ZENON PYLYSHYN is Board of Governors Professor of Cognitive Science, Center for Cognitive Science and Department of Psychology, Rutgers University.
Pylyshyn is recipient of numerous fellowships and awards. He was awarded the Donald O. Hebb Award from the Canadian Psychological Association in June 1990, “for distinguished contributions to psychology as a science”. He is a fellow if the Canadian Psychological Association and the American Association for Artificial Intelligence. He has been a Killam Fellow, a fellow of the Center for Advanced Study in the Behavioral Sciences at Stanford, a fellow at the MIT Center for Cognitive Science and a fellow of the Canadian Institute for Advanced Research (CIAR). In 1998 he was elected Fellow of the Royal Society of Canada. In 2004 he was awarded the Jean Nicod Prize in Paris and delivered the Jean Nicod lectures. He is past president of two international societies: the Society for Philosophy and Psychology, and the Cognitive Science Society. For 9 years (1985-1994) he was national director of the Program in Artificial Intelligence and Robotics of the Canadian Institute for Advanced Research. He is on the editorial boards of eight scientific journals and has been on several industrial or academic scientific advisory boards.
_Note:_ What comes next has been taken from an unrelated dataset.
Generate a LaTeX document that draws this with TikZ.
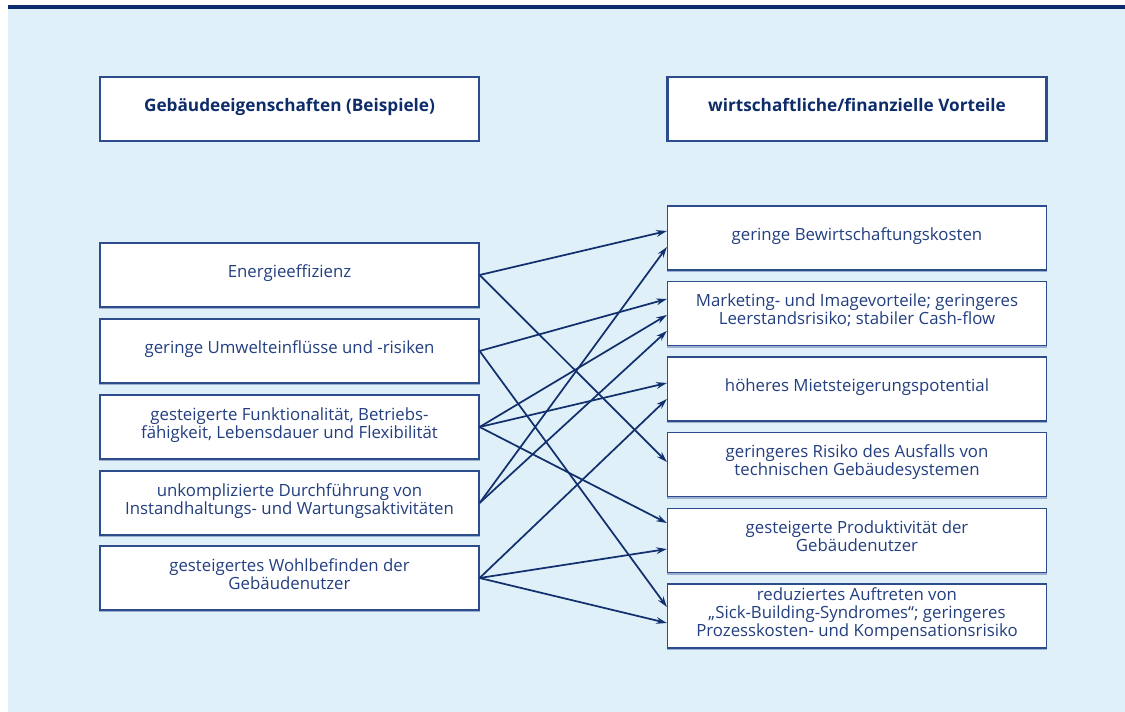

Pylyshyn has published well over 100 scientific articles and book chapters, including a paper designated as a Science Citation Classic ("What the Mind's Eye Tells the Mind's Brain", Psychological Bulletin, 1973) and has given over 200 talks and keynote addresses. He is author of Seeing and Visualizing: It's not what you think (MIT Press, 2004) [Winner of the Association of American Publishers Professional/Scholarly Publishing Division Annual Awards competition], Computation and Cognition: Toward a Foundation for Cognitive Science (MIT Press, 1984), as well as contributor/editor of five books, including: Perspectives on the Computer Revolution (1988); Computational Processes in Human Vision: An Interdisciplinary Perspective (1988), The Robot's Dilemma: The Frame Problem in Artificial Intelligence (1987), Meaning and Cognitive Structure: Issues in the Computational Theory of Mind (1986), and The Robot's Dilemma Revisited (1996). As chairman of an NSF-sponsored panel on artificial intelligence, Pylyshyn also helped to produce a major survey of the state-of-the-art in artificial intelligence which appeared as part of the book What Can be Automated? (1980).
For the past fifteen years, Pylyshyn's personal research has dealt with two general areas. One is the theoretical analysis of the nature of the human cognitive system that enables humans to perceive the world, as well as to reason and imagine. This has led to a number of theoretical investigations of the "architecture of the mind". On the experimental side Pylyshyn has been concerned with exploring his Visual Indexing Theory (sometimes called the FINST theory), dealing with how human visual attention is allocated and how humans cognize objects and space. This theory hypothesizes a preconceptual mechanism by which objects in a visual scene can be individuated, tracked, and directly (or demonstratively) referred to by cognitive processes prior to their properties being encoded. Over a dozen papers have been published on this theory and its experimental investigation, as well as its implications for understanding how vision is connected with the world, making perceptual-motor coordination possible. The theory has implications for philosophical issues concerning the semantics of visual perception as well as practical applications for the design of human-computer interfaces.